The outlook for higher borrowing costs hurt Malaysia's Islamic bond sales in 2015, with issuance falling 15 per cent to RM55.1 million, the least in four years, data compiled by Bloomberg show. While CIMB Group Holdings Bhd and AmInvestment Bank Bhd predict a revival in 2016, RHB Investment Bank Bhd sees offerings ending up similar to last year.
"Malaysia's 10-year sukuk yield is expected to remain largely unchanged at 4.60 per cent as lower supply of that maturity and an accommodative monetary policy will offset further increases in the Fed's rate," said Angus Salim Amran, the Kuala Lumpur-based head of financial markets at RHB Investment Bank, the country's second-biggest Islamic bond arranger.
The Fed raised its key rate in December for the first time in almost a decade and Angus predicts it will increase to 1 per cent in 2016, with hikes in the second and fourth quarters.
Bank Negara Local yields have been more affected by what the US will do than on Malaysia's policy direction.
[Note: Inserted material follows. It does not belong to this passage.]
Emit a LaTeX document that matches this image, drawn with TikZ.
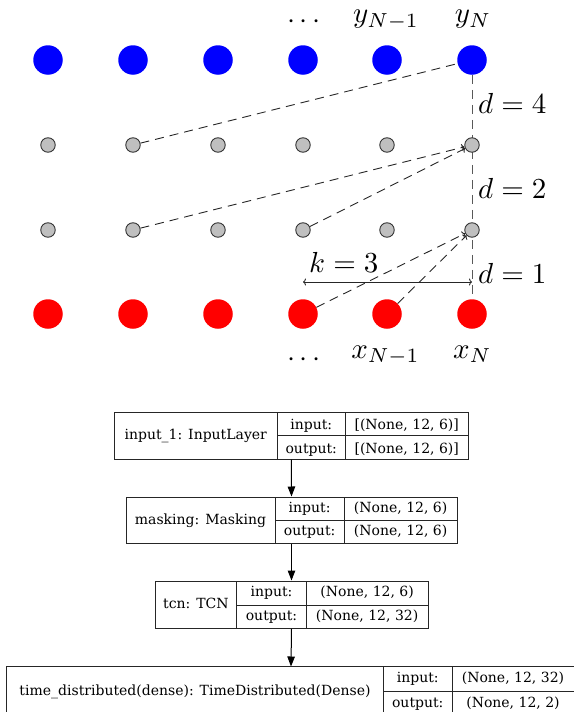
\documentclass[tikz,border=0pt]{standalone}
\usepackage{fontspec}
\newfontfamily\dvs{DejaVu Serif}
\usetikzlibrary{arrows.meta}
\newcommand{\tcnmath}[1]{\scalebox{2.9}{$#1$}}
\begin{document}
\begin{tikzpicture}[x=1pt,y=-1pt,
  big/.style={circle,minimum size=29.5pt,inner sep=0pt},
  hid/.style={circle,draw=black!80,fill=black!25,minimum size=14.5pt,inner sep=0pt,line width=0.9pt},
  conn/.style={dash pattern=on 9pt off 6pt,line width=0.9pt,draw=black!85},
  arr/.style={conn,-{To[length=3pt,width=7pt]}},
  vline/.style={dash pattern=on 9pt off 6pt,line width=0.9pt,draw=black!65},
  lbl/.style={inner sep=0pt,anchor=base},
  dlbl/.style={inner sep=0pt,anchor=base west},
  cell/.style={font=\dvs\fontsize{14}{16}\selectfont,inner sep=0pt,anchor=base},
  lay/.style={draw=black!85,line width=1pt,inner sep=0pt},
  flow/.style={-{Triangle[length=10pt,width=7.5pt]},line width=1pt,draw=black}
]
\useasboundingbox (0,0) rectangle (573,712);

% ---------- TCN sketch ----------
\foreach \i/\x in {1/48,2/133,3/218,4/303,5/387,6/472}{
  \node[big,fill=blue] (y\i) at (\x,60) {};
  \node[big,fill=red] (x\i) at (\x,314) {};
}
% vertical dashed line
\draw[vline] (y6) -- (x6);
\foreach \i/\x in {1/48,2/133,3/218,4/303,5/387,6/472}{
  \node[hid] (a\i) at (\x,145) {};
  \node[hid] (b\i) at (\x,230) {};
}
\draw[conn] (a2) -- (y6);
\draw[arr] (b2) -- (a6);
\draw[arr] (b4) -- (a6);
\draw[arr] (x4) -- (b6);
\draw[arr] (x5) -- (b6);

\coordinate (kL) at (303,282);
\coordinate (kR) at (472,282);
\draw[line width=0.9pt,black!85,{To[length=3pt,width=7pt]}-{To[length=3pt,width=7pt]}] (kL) -- (kR);
\node[dlbl] (klab) at (309,272) {\tcnmath{k=3}};

\node[dlbl] (d4) at (478,113) {\tcnmath{d=4}};
\node[dlbl] (d2) at (478,198) {\tcnmath{d=2}};
\node[dlbl] (d1) at (478,283) {\tcnmath{d=1}};

\node[lbl] (ydots) at (304,28.5) {\tcnmath{\cdots}};
\node[lbl] (yNm) at (386,23) {\tcnmath{y_{N-1}}};
\node[lbl] (yN) at (473,23) {\tcnmath{y_N}};
\node[lbl] (xdots) at (304,366) {\tcnmath{\cdots}};
\node[lbl] (xNm) at (385.5,358.3) {\tcnmath{x_{N-1}}};
\node[lbl] (xN) at (472.4,358.3) {\tcnmath{x_N}};

% ---------- layer boxes ----------
% box 1
\node[lay,minimum width=353.5pt,minimum height=46.5pt] (L1) at (291.25,435.75) {};
\draw[lay] (277,412.5) -- (277,459) (345.5,412.5) -- (345.5,459) (277,435.5) -- (468,435.5);
\node[cell] (L1n) at (195.75,439.5) {input\_1: InputLayer};
\node[cell] (L1i) at (311.25,429.3) {input:};
\node[cell] (L1o) at (311.25,453.3) {output:};
\node[cell] (L1iv) at (406.75,429.3) {[(None, 12, 6)]};
\node[cell] (L1ov) at (406.75,453.3) {[(None, 12, 6)]};

% box 2
\node[lay,minimum width=331pt,minimum height=46.3pt] (L2) at (291.5,520.15) {};
\draw[lay] (275,497) -- (275,543.3) (344.3,497) -- (344.3,543.3) (275,520.3) -- (457,520.3);
\node[cell] (L2n) at (200.5,524) {masking: Masking};
\node[cell] (L2i) at (309.65,512) {input:};
\node[cell] (L2o) at (309.65,535.5) {output:};
\node[cell] (L2iv) at (400.65,512) {(None, 12, 6)};
\node[cell] (L2ov) at (400.65,535.5) {(None, 12, 6)};

% box 3
\node[lay,minimum width=273pt,minimum height=47.3pt] (L3) at (291.5,604.65) {};
\draw[lay] (236.7,581) -- (236.7,628.3) (306.3,581) -- (306.3,628.3) (236.7,605.7) -- (428,605.7);
\node[cell] (L3n) at (195.85,608.7) {tcn: TCN};
\node[cell] (L3i) at (271.5,596.9) {input:};
\node[cell] (L3o) at (271.5,620.3) {output:};
\node[cell] (L3iv) at (367.15,596.9) {(None, 12, 6)};
\node[cell] (L3ov) at (367.15,620.3) {(None, 12, 32)};

% box 4 (cut by the frame)
\coordinate (L4top) at (291,666.5);
\draw[lay] (6.5,730) -- (6.5,666.5) -- (574,666.5);
\draw[lay] (383.5,666.5) -- (383.5,730) (452,666.5) -- (452,730) (383.5,691) -- (574,691);
\node[cell] (L4n) at (195,695) {time\_distributed(dense): TimeDistributed(Dense)};
\node[cell] (L4i) at (417.75,682.5) {input:};
\node[cell] (L4o) at (417.75,707) {output:};
\node[cell] (L4iv) at (513,682.5) {(None, 12, 32)};
\node[cell] (L4ov) at (513,707) {(None, 12, 2)};

\draw[flow] (L1.south) -- (L2.north);
\draw[flow] (L2.south) -- (L3.north);
\draw[flow] (L3.south) -- (L4top);
\end{tikzpicture}
\end{document}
The central bank has kept its overnight rate at 3.25 per cent since July 2014 as the ringgit slid 19 per cent last year, the biggest decline since 1997. Current central bank Governor Zeti Akhtar Aziz is also due to retire in April, clouding the policy outlook.
"While most market players agree that the direction of the Fed's rate is on the way up, albeit at a slower pace than anticipated earlier, the direction for the overnight policy rate is far less certain," said Johar Amat, head of Treasury at OCBC Al-Amin Bank Bhd, the Shariah-compliant unit of Singapore's second-biggest lender. "The market is also anxiously waiting for the announcement of who the next governor will be and the opportunity to gauge his or her hawkishness."